Crunchy Thai Sweet Chili Chickpeas
After some trial and error I'm really happy with the flavours I've created, the chickpeas are sweet, spicy, salty and have a little hint of smokeyness that brings all the seasonings together to produce a wonderful flavour for this crunchy snack. The good thing about being at home for the summer is that I have someone else to help me eat all the food I've made - in 3 weeks I'll have my new housemates to help me with that challenge! I don't know where the past two months have gone and I can't believe that I'm moving into my uni house so soon, but I am really looking forward to being able to go for a nice long run along the beach!

Make sure to fully dry the chickpeas before baking
The next day the chickpeas may loose their crunch, so place back in a 200°C oven for 10-15 minutes until crunchy again. The spice mix makes around 4-5 tbsp of seasoning, use 1.5 tbsp of seasoning per 1 cup boiled chickpeas. I used chickpeas that I soaked over night, then boiled for 1.5 hours until tender, but you can also used canned chickpeas, just be sure that with both types, you dry the chickpeas thoroughly before baking - any moisture will steam the chickpeas and they might not crisp up as well! At the end of the cooking, to really help the chickpeas get crunchy and allow the flavours to infuse fully, I turned the oven off but left the chickpeas in there to dry out fully for 20-25 minutes - if you remove them before this time they won't be completely crispy and the flavour may just be on the outside of the beans. I used the oil I had left over from a jar of sun dried tomatoes for added flavour but regular cooking oil will be fine, it may sound like a lot of oil but it's about 1 tbsp per cup of chickpeas used and will help the seasoning to stick as well as contributing to the crunchiness.
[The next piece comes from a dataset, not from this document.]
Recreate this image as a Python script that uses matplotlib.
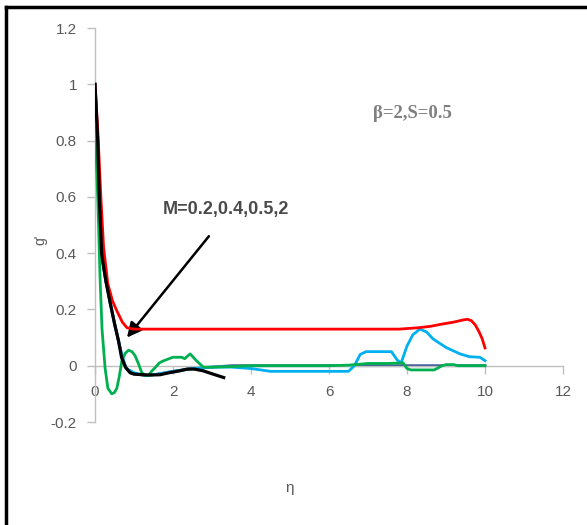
import matplotlib
matplotlib.use("Agg")
import matplotlib.pyplot as plt
from matplotlib.lines import Line2D

# ---- data ----
red_x = [0, 0.07, 0.15, 0.22, 0.33, 0.45, 0.56, 0.7, 0.82, 1.0, 2, 4, 6, 7.8, 8.3, 8.6, 8.9, 9.2, 9.45, 9.55, 9.65, 9.75, 9.85, 9.93, 10.0]
red_y = [1.0, 0.84, 0.6, 0.42, 0.29, 0.23, 0.195, 0.155, 0.135, 0.13, 0.13, 0.13, 0.13, 0.13, 0.135, 0.14, 0.148, 0.155, 0.163, 0.165, 0.16, 0.145, 0.12, 0.095, 0.063]

navy_x = [0, 0.07, 0.11, 0.17, 0.21, 0.28, 0.38, 0.5, 0.6, 0.7, 0.8, 1.0, 1.3, 1.6, 2.0, 2.5, 3.0, 3.5, 5, 7, 10]
navy_y = [1.0, 0.8, 0.6, 0.4, 0.36, 0.3, 0.23, 0.15, 0.09, 0.03, -0.01, -0.028, -0.035, -0.03, -0.02, -0.01, -0.005, 0.0, 0.0, 0.0, 0.0]

cyan_x = [0, 0.07, 0.11, 0.17, 0.21, 0.28, 0.38, 0.5, 0.6, 0.7, 0.8, 1.0, 1.3, 1.6, 2.0, 2.5, 3.0, 3.5, 4.0, 4.5, 5.0, 6.0, 6.5, 6.65, 6.8, 6.95, 7.6, 7.75, 7.85, 8.0, 8.15, 8.33, 8.5, 8.67, 9.0, 9.36, 9.6, 9.87, 10.0]
cyan_y = [1.0, 0.8, 0.6, 0.4, 0.36, 0.3, 0.23, 0.15, 0.09, 0.03, -0.01, -0.025, -0.035, -0.03, -0.02, -0.01, -0.005, -0.005, -0.01, -0.02, -0.02, -0.02, -0.02, 0.0, 0.04, 0.05, 0.05, 0.02, 0.01, 0.07, 0.11, 0.13, 0.12, 0.095, 0.065, 0.042, 0.032, 0.03, 0.018]

green_x = [0, 0.07, 0.13, 0.18, 0.26, 0.33, 0.43, 0.5, 0.56, 0.62, 0.69, 0.78, 0.86, 0.95, 1.03, 1.12, 1.2, 1.3, 1.37, 1.45, 1.54, 1.65, 1.75, 1.9, 2.0, 2.22, 2.3, 2.38, 2.44, 2.52, 2.6, 2.7, 2.78, 3.0, 3.5, 4, 5, 6, 6.5, 7.0, 7.5, 7.9, 8.0, 8.1, 8.5, 8.7, 8.9, 9.0, 9.2, 9.3, 10.0]
green_y = [0.85, 0.6, 0.31, 0.13, -0.01, -0.08, -0.1, -0.095, -0.08, -0.04, 0.018, 0.045, 0.055, 0.05, 0.035, 0.005, -0.025, -0.035, -0.035, -0.02, -0.007, 0.01, 0.017, 0.025, 0.03, 0.03, 0.025, 0.035, 0.042, 0.03, 0.018, 0.005, -0.005, -0.005, -0.003, 0.0, 0.0, 0.0, 0.002, 0.008, 0.008, 0.01, -0.01, -0.015, -0.015, -0.015, 0.0, 0.004, 0.004, 0.0, 0.0]

black_x = [0, 0.07, 0.11, 0.17, 0.21, 0.28, 0.38, 0.5, 0.6, 0.68, 0.78, 0.9, 1.0, 1.23, 1.45, 1.67, 1.9, 2.18, 2.36, 2.55, 2.77, 3.03, 3.3]
black_y = [1.0, 0.8, 0.6, 0.4, 0.36, 0.3, 0.23, 0.15, 0.09, 0.03, -0.005, -0.025, -0.03, -0.032, -0.033, -0.032, -0.025, -0.018, -0.012, -0.012, -0.018, -0.03, -0.042]

x_ticks = [0, 2, 4, 6, 8, 10, 12]
y_ticks = [-0.2, 0, 0.2, 0.4, 0.6, 0.8, 1, 1.2]
y_ticklabels = ["-0.2", "0", "0.2", "0.4", "0.6", "0.8", "1", "1.2"]

plt.rcParams['font.family'] = ['Liberation Sans', 'DejaVu Sans']

fig = plt.figure(figsize=(5.87, 5.25), dpi=100)
ax = fig.add_axes([95/587, 1-422/525, (563-95)/587, (422-28)/525])

ax.plot(navy_x, navy_y, color='#2F4F8F', lw=2.0, zorder=2)
ax.plot(cyan_x, cyan_y, color='#00B0F0', lw=2.0, zorder=3)
ax.plot(red_x, red_y, color='#FF0000', lw=2.0, zorder=4)
ax.plot(green_x, green_y, color='#00B050', lw=2.0, zorder=5)
ax.plot(black_x, black_y, color='black', lw=2.3, zorder=6)

ax.set_xlim(0, 12)
ax.set_ylim(-0.2, 1.2)
for s in ['top', 'right']:
    ax.spines[s].set_visible(False)
ax.spines['left'].set_position(('data', 0))
ax.spines['bottom'].set_position(('data', 0))
for s in ['left', 'bottom']:
    ax.spines[s].set_color('#BFBFBF')
    ax.spines[s].set_linewidth(1.0)

ax.set_xticks(x_ticks)
ax.set_xticklabels([str(t) for t in x_ticks])
ax.set_yticks(y_ticks)
ax.set_yticklabels(y_ticklabels)
ax.tick_params(axis='both', colors='#BFBFBF', labelcolor='#595959', labelsize=11, length=6, width=1.0, direction='out')
ax.tick_params(axis='x', pad=8)
ax.tick_params(axis='y', pad=7)

ax.annotate('', xy=(0.82, 0.10), xytext=(2.92, 0.46),
            arrowprops=dict(arrowstyle='-|>', color='black', lw=1.8, mutation_scale=22, shrinkA=0, shrinkB=0))
ax.text(3.36, 0.556, 'M=0.2,0.4,0.5,2', fontsize=13, fontweight='bold', color='#4A4A4A', ha='center', va='center')
ax.text(8.13, 0.896, 'β=2,S=0.5', fontsize=13.5, fontweight='bold', color='#808080', ha='center', va='center',
        family=['Liberation Serif', 'DejaVu Serif'])

fig.text(40/587, 1-240/525, "g'", rotation=90, fontsize=10, color='#595959', ha='center', va='center')
fig.text(290/587, 1-488/525, 'η', fontsize=11, color='#595959', ha='center', va='center')

# frame lines (top and left) as in the cropped reference
fig.add_artist(Line2D([6/587, 6/587], [0, 1-7/525], transform=fig.transFigure, color='black', lw=2.5))
fig.add_artist(Line2D([6/587, 1], [1-7/525, 1-7/525], transform=fig.transFigure, color='black', lw=2.5))

fig.savefig('out.png', dpi=100)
Crunchy Thai Sweet Chili Chickpeas | Yield: 3 cups | Total Time: 1 hour (Cooking Time: 35 mins, Resting  Time 25 mins)

You'll need:

  • 2-3 Baking trays 
  • Grease-proof paper
  • Measuring spoons
  • Small bowl
  • Medium bowl
  • Clean tea towel/paper towels


  • 3 cups (~2 cans) cooked chickpeas. 
  • 3 tbsp sun dried tomato oil/cooking oil
  • 1 tbsp chickpea flour
  • 2 tsp sugar
  • 1.5 tsp Thai 7 spice
  • 1.5 tsp dried parsley
  • 1 tsp paprika
  • 1 tsp cayenne pepper
  • 1/2 tsp  + a pinch salt
  • 1/2 tsp garlic powder
  • 1/2 tsp onion powder
  • 1/4 tsp smoked paprika
  • 1/4 tsp ground ginger
  • pinch turmeric


  1. Pre-heat the oven to 200°C and line two baking trays with grease-proof paper.
  2. Dry the chickpeas well by rubbing them between a tea towel - don't worry if any of the skins come off, just discard them.
  3. Spread the chickpeas out on the baking trays and bake for 20 minutes (over-crowding the tray will stop them crisping up, so use 2 or 3 as needed). Meanwhile in the small bowl combine all the spices and mix together well. After the 20 mins, transfer the chickpeas to the medium bowl, coat in oil and then mix in the spices, place back on the baking tray for a further 15 minutes. After this, turn the oven off, crack the door open slightly and leave to crisp up for 20-25 minutes, remove and serve up as a delicious and nutritious snack! 
  4. If eating the next day, re-heat in the oven at 200°C for 10-15 minutes until crunchy again.